Valerie Maynard is an African-American sculptor, teacher, printmaker, and designer. Maynard’s work frequently deals with themes of social inequality and the civil rights movement.
Her work has been exhibited in the United States, Sweden and Lagos, Nigeria.She has been selected for residencies in Pennsylvania, New Hampshire and New York and has received a New York Foundation for the Arts grant in printmaking. Maynard currently resides in Baltimore, Maryland.
Maynard studied painting and drawing at the Museum of Modern Art, printmaking at the New School for Social Research and received a master’s degree in Art/Sculpture in 1977 at Vermont’s Goddard College
Maynard has taught at the Studio Museum in Harlem, at Howard University and at the University of the Virgin Islands. She has been an artist in residence at both the Rochester and Massachusetts Institutes of Technology.
She also specializes in the preservation and restoration of traditional art by people of color and was a cognitive in the Black Arts Movement.
Maynard was artist-in-residence at The Studio Museum in Harlem where she was a part of a group exhibition Labor, Love, Live Collection in Context, held between November 2007 and March 2008. Her work is in the private collections of people such as Stevie Wonder, Lena Horne and Toni Morrison.
Maynard’s themes of social inequality were solidified during the 1960s and 1970s trial of her brother, William Maynard. Mr. Maynard was wrongfully convicted of murder and spent six years in prison before he was vindicated. These events were reflected in her sculpture We are Tied to the Very Beginning where Maynard reflects upon the Civil Rights Movements during the 1960s and 1970s. The aesthetics of African identity are profound in the construction of the head on the figure and it’s clenched fist. The head being a prominent part in many of Maynard’s figures reference the distorted quality of African artwork made by the Igbo or Yoruba people.
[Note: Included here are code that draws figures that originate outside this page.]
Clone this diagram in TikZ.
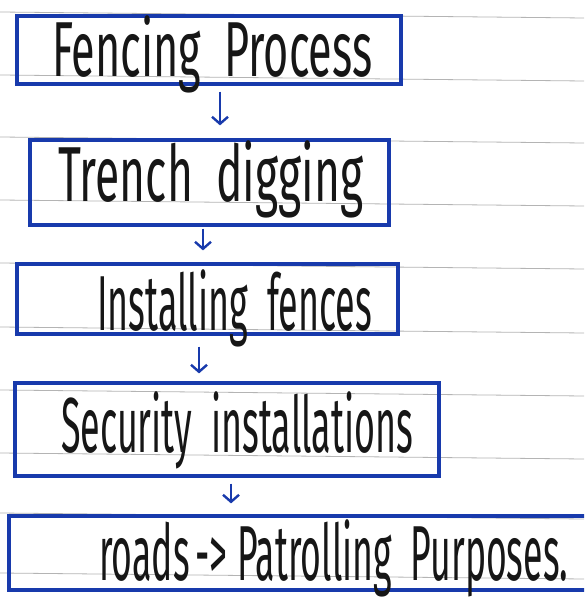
\documentclass[tikz,border=0pt]{standalone}
\usepackage{fontspec}
\setmainfont{Fira Sans}
\usepackage{graphicx}
\usepackage{xcolor}
\usepackage{tikz}
\usetikzlibrary{arrows.meta,positioning}
\definecolor{penblue}{RGB}{24, 58, 172}
\definecolor{inkblack}{RGB}{22, 22, 22}
\definecolor{ruleline}{RGB}{180, 180, 180}
% handwriting squeezed to a given width
\newcommand{\hw}[2]{\resizebox{#1}{\height}{#2}}

\begin{document}
\begin{tikzpicture}[x=1pt, y=-1pt,
    stepbox/.style={draw=penblue, line width=3.2pt, rectangle, inner sep=0pt},
    steptext/.style={anchor=base west, inner sep=0pt, text=inkblack, font=\fontsize{78}{80}\selectfont},
    flow/.style={draw=penblue, line width=2.4pt, -{Straight Barb[length=7pt,width=16pt]}}]
    \clip (0,0) rectangle (584,601);
    \fill[white] (0,0) rectangle (584,601);

    % ruled paper
    \foreach \y in {12,75,137,200,263,327,390,453,513,573}
        \draw[ruleline, line width=0.8pt] (0,\y) -- (584,\y+6);

    % boxes
    \node[stepbox, minimum width=384pt, minimum height=68pt] (b1) at (209,50) {};
    \node[stepbox, minimum width=359pt, minimum height=85pt] (b2) at (209.5,182.5) {};
    \node[stepbox, minimum width=381pt, minimum height=70pt] (b3) at (207.5,299) {};
    \node[stepbox, minimum width=424pt, minimum height=93pt] (b4) at (227,429.5) {};
    \node[stepbox, minimum width=591pt, minimum height=74pt] (b5) at (304.5,553) {};

    % texts
    \node[steptext] (t1) at (52,77) {\hw{320pt}{Fencing\ \ Process}};
    \node[steptext] (t2) at (58,202) {\hw{305pt}{Trench\ \ digging}};
    \node[steptext] (t3) at (97,330) {\hw{275pt}{Installing\ \ fences}};
    \node[steptext] (t4) at (61,452) {\hw{352pt}{Security\ \ installations}};
    \node[steptext] (t5) at (99,580) {\hw{469pt}{roads\,->\ Patrolling\ \ Purposes.}};

    % arrows
    \draw[flow] ([xshift=11pt,yshift=-6pt]b1.south) -- ([xshift=10.5pt,yshift=13pt]b2.north);
    \draw[flow] ([xshift=-6.5pt,yshift=-2pt]b2.south) -- ([xshift=-4.5pt,yshift=12pt]b3.north);
    \draw[flow] ([xshift=-8.5pt,yshift=-11pt]b3.south) -- ([xshift=-28pt,yshift=8pt]b4.north);
    \draw[flow] ([xshift=4pt,yshift=-6pt]b4.south) -- ([xshift=-73.5pt,yshift=11pt]b5.north);
\end{tikzpicture}
\end{document}
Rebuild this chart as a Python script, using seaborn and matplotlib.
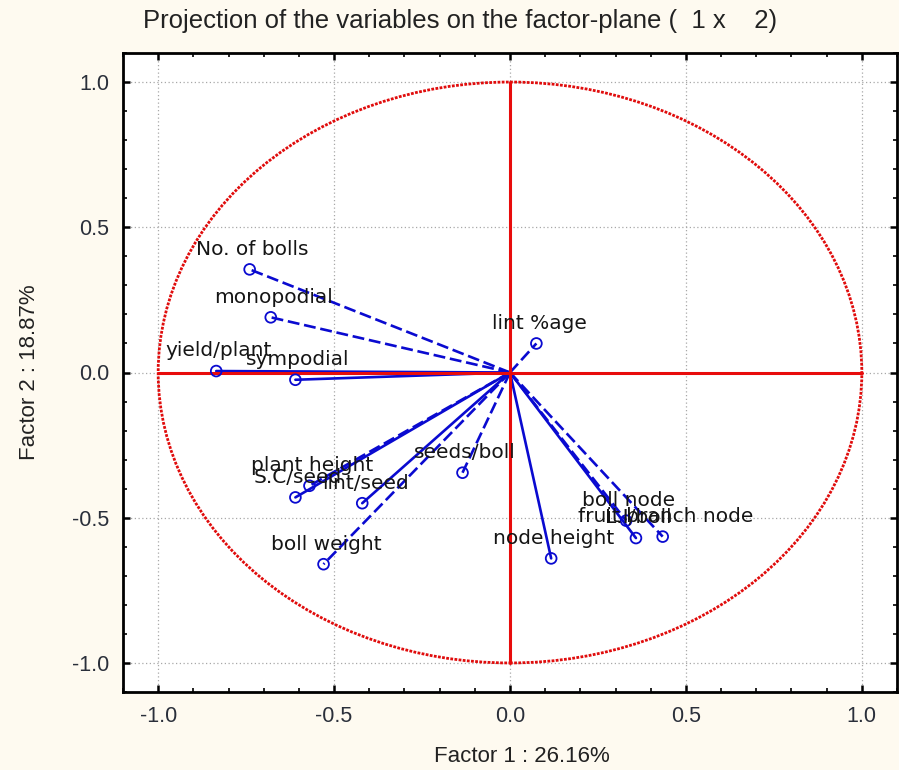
import matplotlib
matplotlib.use("Agg")
import matplotlib.pyplot as plt
import matplotlib.patches as mpatches
from matplotlib.ticker import MultipleLocator
import numpy as np
import pandas as pd
import seaborn as sns

# ---- data (factor loadings) ----
variables = ['No. of bolls', 'monopodial', 'yield/plant', 'sympodial', 'lint %age',
             'plant height', 'S.C/seed', 'lint/seed', 'seeds/boll', 'boll weight',
             'node height', 'boll node', 'fruit branch node', 'L.I/boll']
factor1 = [-0.74, -0.68, -0.835, -0.61, 0.075,
           -0.57, -0.61, -0.42, -0.135, -0.53,
           0.117, 0.33, 0.434, 0.358]
factor2 = [0.355, 0.19, 0.005, -0.025, 0.10,
           -0.39, -0.43, -0.45, -0.345, -0.66,
           -0.64, -0.51, -0.565, -0.57]
line_kind = ['dashed', 'dashed', 'solid', 'solid', 'dashed',
             'dashed', 'solid', 'solid', 'dashed', 'dashed',
             'solid', 'dashed', 'dashed', 'solid']
ticks = [-1.0, -0.5, 0.0, 0.5, 1.0]
tick_labels = ['-1.0', '-0.5', '0.0', '0.5', '1.0']

sns.set_style('ticks')
plt.rcParams['font.family'] = ['DejaVu Sans']

BG = '#FEFAF0'
BLUE = '#0A0AD0'
fig = plt.figure(figsize=(8.99, 7.70), dpi=100, facecolor=BG)
ax = fig.add_axes([123/899, 1-692/770, (897-123)/899, (692-53)/770])
ax.set_facecolor('white')

# lines from origin to each variable
rows = []
for v, x, y, k in zip(variables, factor1, factor2, line_kind):
    rows.append({'var': v, 'x': 0.0, 'y': 0.0, 'kind': k})
    rows.append({'var': v, 'x': x, 'y': y, 'kind': k})
lines_df = pd.DataFrame(rows)
sns.lineplot(data=lines_df, x='x', y='y', units='var', style='kind',
             dashes={'solid': '', 'dashed': (4.5, 1.8)}, estimator=None, sort=False,
             color=BLUE, linewidth=1.9, legend=False, ax=ax, zorder=3)

# unit circle and red axes
circle = mpatches.Circle((0, 0), 1.0, fill=False, edgecolor='#E00C0C',
                         linewidth=2.0, linestyle=(0, (1, 0.5)), zorder=4)
ax.add_patch(circle)
ax.plot([-1, 1], [0, 0], color='#E80C0C', lw=2.2, zorder=4)
ax.plot([0, 0], [-1, 1], color='#E80C0C', lw=2.2, zorder=4)

# points
pts_df = pd.DataFrame({'x': factor1, 'y': factor2, 'var': variables})
sns.scatterplot(data=pts_df, x='x', y='y', marker='o', s=60,
                facecolor='none', edgecolor=BLUE, linewidth=1.3,
                legend=False, ax=ax, zorder=5)

for v, x, y in zip(variables, factor1, factor2):
    ax.annotate(v, (x, y), xytext=(2, 14.5), textcoords='offset points',
                ha='center', va='center', fontsize=14.5, color='#151515',
                zorder=6)

ax.set_xlim(-1.1, 1.1)
ax.set_ylim(-1.1, 1.1)
ax.set_xticks(ticks)
ax.set_xticklabels(tick_labels)
ax.set_yticks(ticks)
ax.set_yticklabels(tick_labels)
ax.xaxis.set_minor_locator(MultipleLocator(0.1))
ax.yaxis.set_minor_locator(MultipleLocator(0.1))
ax.tick_params(which='both', direction='in', top=True, right=True,
               colors='black', labelcolor='#2a2f3a', labelsize=15.5)
ax.tick_params(which='major', length=5, width=1.8, pad=10)
ax.tick_params(which='minor', length=3, width=1.2)
for lab in ax.get_xticklabels() + ax.get_yticklabels():
    lab.set_family(['Liberation Sans', 'DejaVu Sans'])
ax.grid(True, which='major', linestyle=(0, (1, 2)), color='#a8a8a8', lw=0.9, zorder=0)
for s in ax.spines.values():
    s.set_linewidth(2.0)
    s.set_color('black')

ax.set_xlabel('')
ax.set_ylabel('')
cond = ['Liberation Sans Narrow', 'Liberation Sans', 'DejaVu Sans']
fig.text(460/899, 1-21/770, 'Projection of the variables on the factor-plane (  1 x    2)',
         ha='center', va='center', fontsize=18.5, color='#222222', family=cond)
fig.text(522/899, 1-757/770, 'Factor 1 : 26.16%', ha='center', va='center',
         fontsize=16, color='#222222', family=cond)
fig.text(30/899, 1-372/770, 'Factor 2 : 18.87%', ha='center', va='center',
         rotation=90, fontsize=16, color='#222222', family=cond)

fig.savefig('out.png', dpi=100, facecolor=BG)
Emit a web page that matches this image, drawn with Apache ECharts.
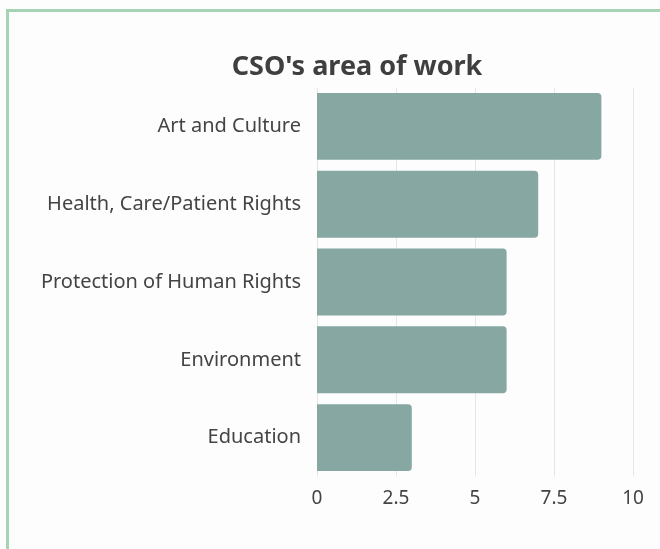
<!DOCTYPE html>
<html>
<head>
<meta charset="utf-8">
<script src="https://cdn.jsdelivr.net/npm/echarts@6/dist/echarts.min.js"></script>
<style>
html,body{margin:0;padding:0;width:660px;height:549px;overflow:hidden;background:#fdfdfd;}
#frame{position:absolute;left:6px;top:9px;width:700px;height:600px;border-left:3px solid #a6d3b4;border-top:3px solid #a6d3b4;box-sizing:border-box;}
#chart{position:absolute;left:0;top:0;width:660px;height:549px;}
</style>
</head>
<body>
<div id="frame"></div>
<div id="chart"></div>
<script>
var categories = ["Art and Culture", "Health, Care/Patient Rights", "Protection of Human Rights", "Environment", "Education"];
var values = [9, 7, 6, 6, 3];
var xTicks = [0, 2.5, 5, 7.5, 10];

var FONT = 'Noto Sans';
var chart = echarts.init(document.getElementById('chart'), null, {renderer: 'canvas'});
chart.setOption({
  backgroundColor: 'transparent',
  animation: false,
  title: {
    text: "CSO's area of work",
    left: 352,
    top: 49,
    textAlign: 'center',
    textStyle: {fontFamily: FONT, fontWeight: 'bold', fontSize: 27, color: '#3f3f3f'}
  },
  grid: {left: 317, right: 27, top: 87.5, bottom: 72.5, containLabel: false},
  xAxis: {
    type: 'value',
    min: xTicks[0],
    max: xTicks[xTicks.length - 1],
    interval: xTicks[1] - xTicks[0],
    axisLine: {show: false},
    axisTick: {show: false},
    splitLine: {show: true, lineStyle: {color: '#e6e6e6', width: 1}},
    axisLabel: {fontFamily: FONT, fontSize: 19, color: '#444', margin: 13}
  },
  yAxis: {
    type: 'category',
    data: categories,
    inverse: true,
    axisLine: {show: false},
    axisTick: {show: false},
    axisLabel: {fontFamily: FONT, fontSize: 20, color: '#444', margin: 16, verticalAlign: 'middle', padding: [9, 0, 0, 0]}
  },
  series: [{
    type: 'bar',
    data: values,
    barCategoryGap: '14%',
    itemStyle: {color: '#86a7a2', borderRadius: [0, 4, 4, 0]}
  }]
});
</script>
</body>
</html>
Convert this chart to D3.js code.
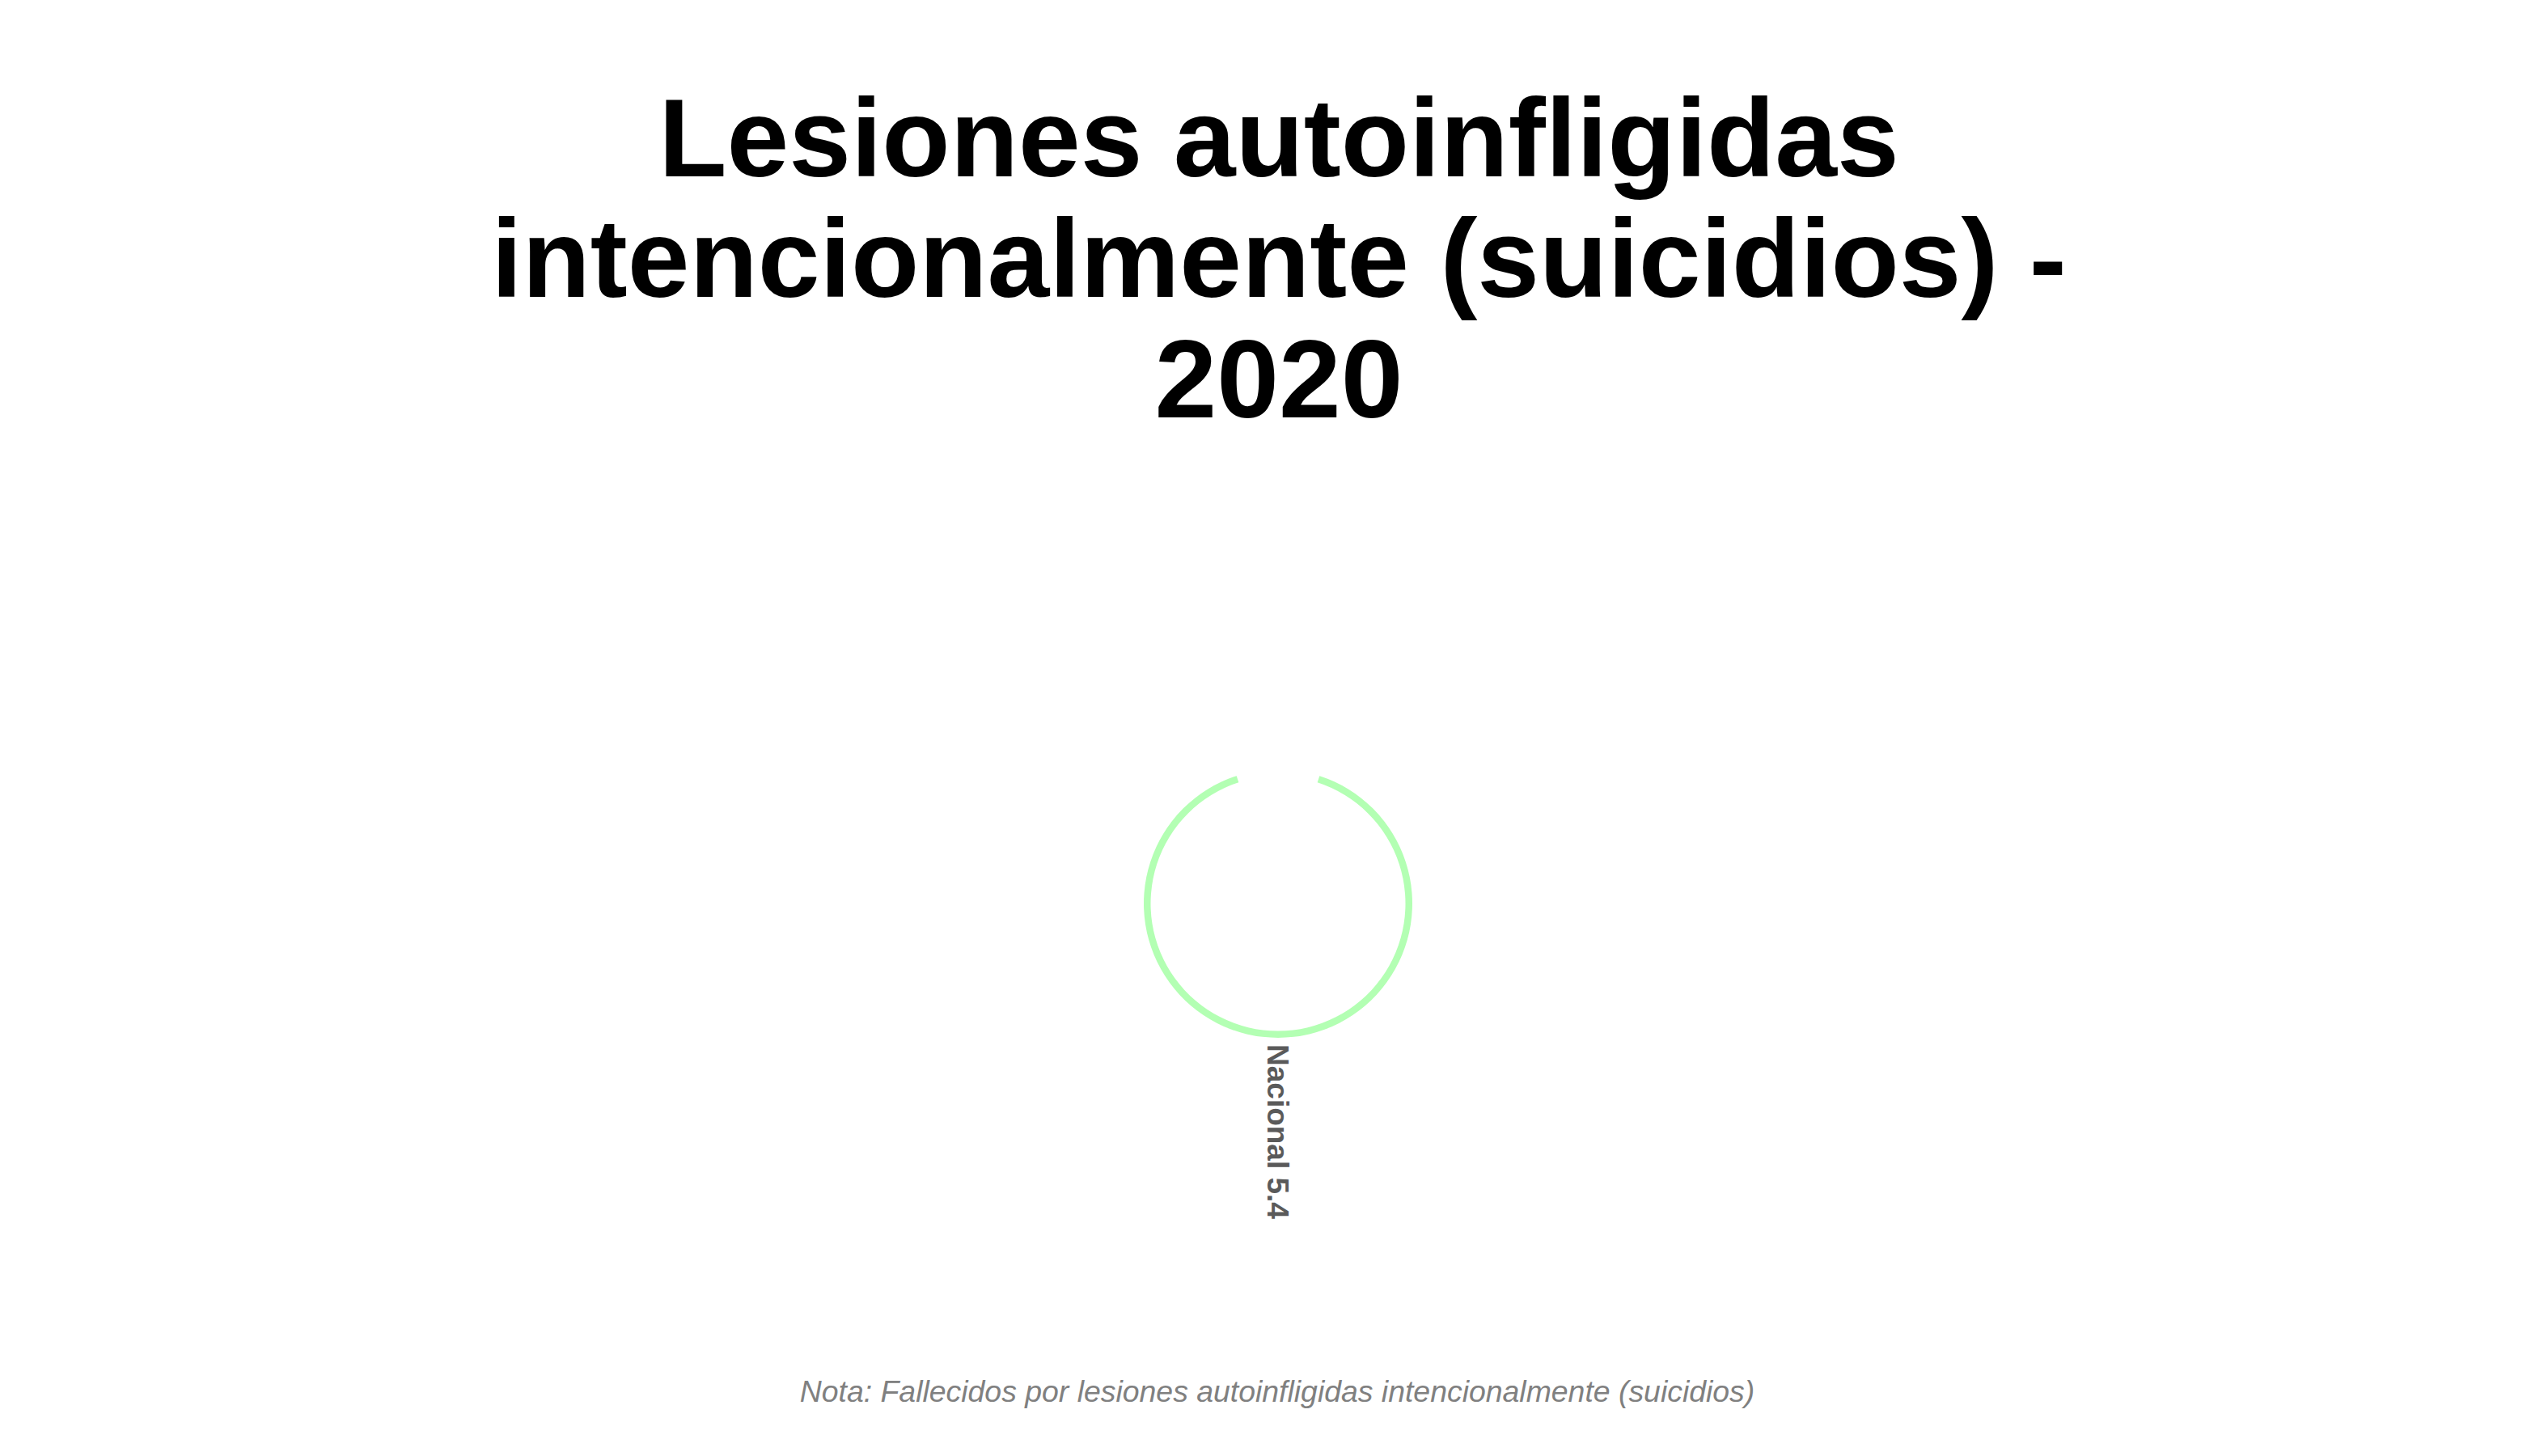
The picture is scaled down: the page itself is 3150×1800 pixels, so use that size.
<!DOCTYPE html>
<html>
<head>
<meta charset="utf-8">
<script src="https://cdn.jsdelivr.net/npm/d3@7"></script>
<style>
  html, body { margin: 0; padding: 0; background: #ffffff; }
  svg { display: block; }
</style>
</head>
<body>
<svg id="chart" width="3150" height="1800"></svg>
<script>
// ---- data ----
const titleLines = ["Lesiones autoinfligidas", "intencionalmente (suicidios) -", "2020"];
const categories = ["Nacional"];
const values = [5.4];
const radialMin = -100;
const noteText = "Nota: Fallecidos por lesiones autoinfligidas intencionalmente (suicidios)";

// ---- layout ----
const W = 3150, H = 1800;
const cx = 1580, cy = 1117;
const outerR = 166;
const svg = d3.select("#chart");

// title
svg.append("g").selectAll("text")
  .data(titleLines)
  .join("text")
  .attr("x", cx + 1)
  .attr("y", (d, i) => 218 + i * 149)
  .attr("text-anchor", "middle")
  .style("font-family", "'Liberation Sans', Arial, sans-serif")
  .style("font-weight", "bold")
  .style("font-size", "138px")
  .style("fill", "#000000")
  .text(d => d);

// scales
const angle = d3.scaleBand()
  .domain(categories)
  .range([0, 2 * Math.PI])
  .paddingInner(0.1)
  .paddingOuter(0.05);

const radius = d3.scaleLinear()
  .domain([radialMin, d3.max(values)])
  .range([0, outerR]);

const data = categories.map((c, i) => ({ cat: c, value: values[i] }));

const g = svg.append("g").attr("transform", `translate(${cx},${cy})`);

const arc = d3.arc()
  .innerRadius(radius(0))
  .outerRadius(d => radius(d.value))
  .startAngle(d => angle(d.cat))
  .endAngle(d => angle(d.cat) + angle.bandwidth());

g.selectAll("path.bar")
  .data(data)
  .join("path")
  .attr("class", "bar")
  .attr("d", arc)
  .attr("fill", "#B3FFB3");

// labels
g.selectAll("text.lbl")
  .data(data)
  .join("text")
  .attr("class", "lbl")
  .attr("transform", d => {
    const a = angle(d.cat) + angle.bandwidth() / 2;
    const r = radius(d.value) + 8;
    const x = r * Math.sin(a), y = -r * Math.cos(a);
    const deg = a * 180 / Math.PI - 90;
    return `translate(${x},${y}) rotate(${deg})`;
  })
  .attr("dy", "0.36em")
  .attr("text-anchor", "start")
  .style("font-family", "'Liberation Sans', Arial, sans-serif")
  .style("font-weight", "bold")
  .style("font-size", "37px")
  .style("fill", "#5a5a5a")
  .text(d => `${d.cat} ${d.value}`);

// note
svg.append("text")
  .attr("x", cx - 1)
  .attr("y", 1733)
  .attr("text-anchor", "middle")
  .style("font-family", "'Liberation Sans', Arial, sans-serif")
  .style("font-style", "italic")
  .style("font-size", "37.4px")
  .style("fill", "#808080")
  .text(noteText);
</script>
</body>
</html>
The clenched fist is an iconic image associated with the liberation of African Americans and is considered an indispensable part of the body in many African societies. and “it relates the African-American body politic to its cultural and spiritual roots in Africa. Second, it uses this connection to reinforce the Civil Rights struggle of the 1960s and 1970s during which the raised clenched fist salute.” By re-contextualizing these motifs present from the Middle Passage to the Civil Rights Movement into her work Maynard makes a powerful commentary on the struggle of those in the African diaspora to achieve and maintain equal rights.
In January 1977, Maynard was part of a contingent of hundreds of African-American artists who represented the North American Zone, exhibiting in FESTAC 77, the Second World Black and African Festival of Arts and Culture in Lagos, Nigeria.
In 2003, Maynard was commissioned by the Metropolitan Transportation Authority to create a glass mosaic mural entitled Polyrhythmics of Consciousness and Light. The public artwork remains permanently installed in the subway station on 125th Street in New York City.
Karen Berisford Getty, in a Virginia Commonwealth University thesis, “Searching for Transatlantic Freedom: The Art of Valerie Maynard”, examines the history of Africans in the Americas, and Maynard’s synthesis of African elements in her work.
In November 2015, Maynard presented at the Art of Justice: Articulating an Ethos and Aesthetic of the Movement conference at New York University presented by the Caribbean Cultural Center African Diaspora Institute in collaboration with the Department of Art and Public Policy, New York University; Institute of African American Affairs, New York University and Institute for Research in African American Studies, Columbia University.